**EXERCISE DETAILS**
From the very first line of the data to the line containing "rectangle (t6.south east);", retype everything exactly, leaving the pictures behind.

# # #

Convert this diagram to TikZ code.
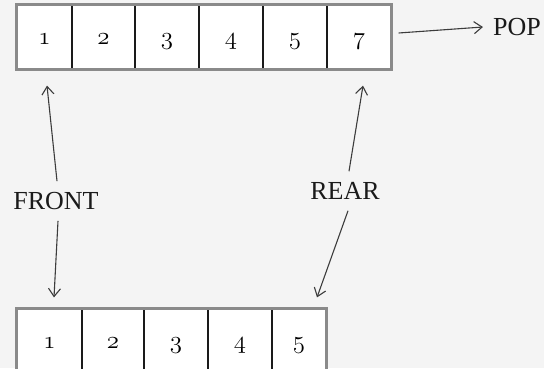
\documentclass[tikz,border=0pt]{standalone}
\usepackage{fontspec}
\setmainfont{Liberation Serif}
\usetikzlibrary{arrows.meta, positioning, calc}
\definecolor{paper}{HTML}{F4F4F4}
\definecolor{framegray}{HTML}{8A8A8A}
\definecolor{ink}{HTML}{1A1A1A}
% old-style digits as in the slide
\newcommand{\osn}[1]{{\fontsize{24.88}{30}\usefont{OML}{cmm}{m}{it}#1}}

\begin{document}
\begin{tikzpicture}[
    x=1pt, y=-1pt,
    % queue cells
    cell/.style={
        draw=ink, line width=1.2pt, fill=white,
        minimum height=64pt, inner sep=0pt,
        text height=19pt, text depth=5pt
    },
    framed/.style={draw=framegray, line width=2.4pt},
    % labels
    tag/.style={font=\fontsize{26}{30}\selectfont, text=ink, inner xsep=10pt, inner ysep=11pt},
    % arrows
    arr/.style={draw=ink!85, line width=1.1pt, -{Straight Barb[length=8pt, width=12pt]}}
]

    \clip (0,0) rectangle (544,368);
    \fill[paper] (0,0) rectangle (544,368);

    % 1. Top queue
    \node[cell, minimum width=55pt] (t1) at (44.5,37) {\osn{1}};
    \node[cell, minimum width=63pt] (t2) at (103.5,37) {\osn{2}};
    \node[cell, minimum width=64pt] (t3) at (167,37) {\osn{3}};
    \node[cell, minimum width=64pt] (t4) at (231,37) {\osn{4}};
    \node[cell, minimum width=64pt] (t5) at (295,37) {\osn{5}};
    \node[cell, minimum width=64pt] (t6) at (359,37) {\osn{7}};
    \draw[framed] (t1.north west) rectangle (t6.south east);

    % 2. Bottom queue
    \node[cell, minimum width=65pt] (b1) at (49.5,341) {\osn{1}};
    \node[cell, minimum width=62pt] (b2) at (113,341) {\osn{2}};
    \node[cell, minimum width=64pt] (b3) at (176,341) {\osn{3}};
    \node[cell, minimum width=64pt] (b4) at (240,341) {\osn{4}};
    \node[cell, minimum width=54pt] (b5) at (299,341) {\osn{5}};
    \draw[framed] (b1.north west) rectangle (b5.south east);

    % 3. Labels
    \node[tag] (front) at (56,201) {FRONT};
    \node[tag] (rear)  at (345,191) {REAR};
    \node[tag] (pop)   at (517,27) {POP};

    % 4. Arrows
    \draw[arr] ([xshift=1pt]front.north) -- ([xshift=2.5pt,yshift=-16pt]t1.south);
    \draw[arr] ([xshift=2pt]front.south) -- ([xshift=4.5pt,yshift=11pt]b1.north);
    \draw[arr] ([xshift=4pt]rear.north) -- ([xshift=4pt,yshift=-16pt]t6.south);
    \draw[arr] ([xshift=3pt]rear.south) -- ([xshift=18pt,yshift=11pt]b5.north);
    \draw[arr] ([xshift=7pt,yshift=4pt]t6.east) -- (pop.west);

\end{tikzpicture}
\end{document}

# # #

**SOLUTION FOR THIS TASK**
Convert this diagram to TikZ code.
\documentclass[tikz,border=0pt]{standalone}
\usepackage{fontspec}
\setmainfont{Liberation Serif}
\usetikzlibrary{arrows.meta, positioning, calc}
\definecolor{paper}{HTML}{F4F4F4}
\definecolor{framegray}{HTML}{8A8A8A}
\definecolor{ink}{HTML}{1A1A1A}
% old-style digits as in the slide
\newcommand{\osn}[1]{{\fontsize{24.88}{30}\usefont{OML}{cmm}{m}{it}#1}}

\begin{document}
\begin{tikzpicture}[
    x=1pt, y=-1pt,
    % queue cells
    cell/.style={
        draw=ink, line width=1.2pt, fill=white,
        minimum height=64pt, inner sep=0pt,
        text height=19pt, text depth=5pt
    },
    framed/.style={draw=framegray, line width=2.4pt},
    % labels
    tag/.style={font=\fontsize{26}{30}\selectfont, text=ink, inner xsep=10pt, inner ysep=11pt},
    % arrows
    arr/.style={draw=ink!85, line width=1.1pt, -{Straight Barb[length=8pt, width=12pt]}}
]

    \clip (0,0) rectangle (544,368);
    \fill[paper] (0,0) rectangle (544,368);

    % 1. Top queue
    \node[cell, minimum width=55pt] (t1) at (44.5,37) {\osn{1}};
    \node[cell, minimum width=63pt] (t2) at (103.5,37) {\osn{2}};
    \node[cell, minimum width=64pt] (t3) at (167,37) {\osn{3}};
    \node[cell, minimum width=64pt] (t4) at (231,37) {\osn{4}};
    \node[cell, minimum width=64pt] (t5) at (295,37) {\osn{5}};
    \node[cell, minimum width=64pt] (t6) at (359,37) {\osn{7}};
    \draw[framed] (t1.north west) rectangle (t6.south east);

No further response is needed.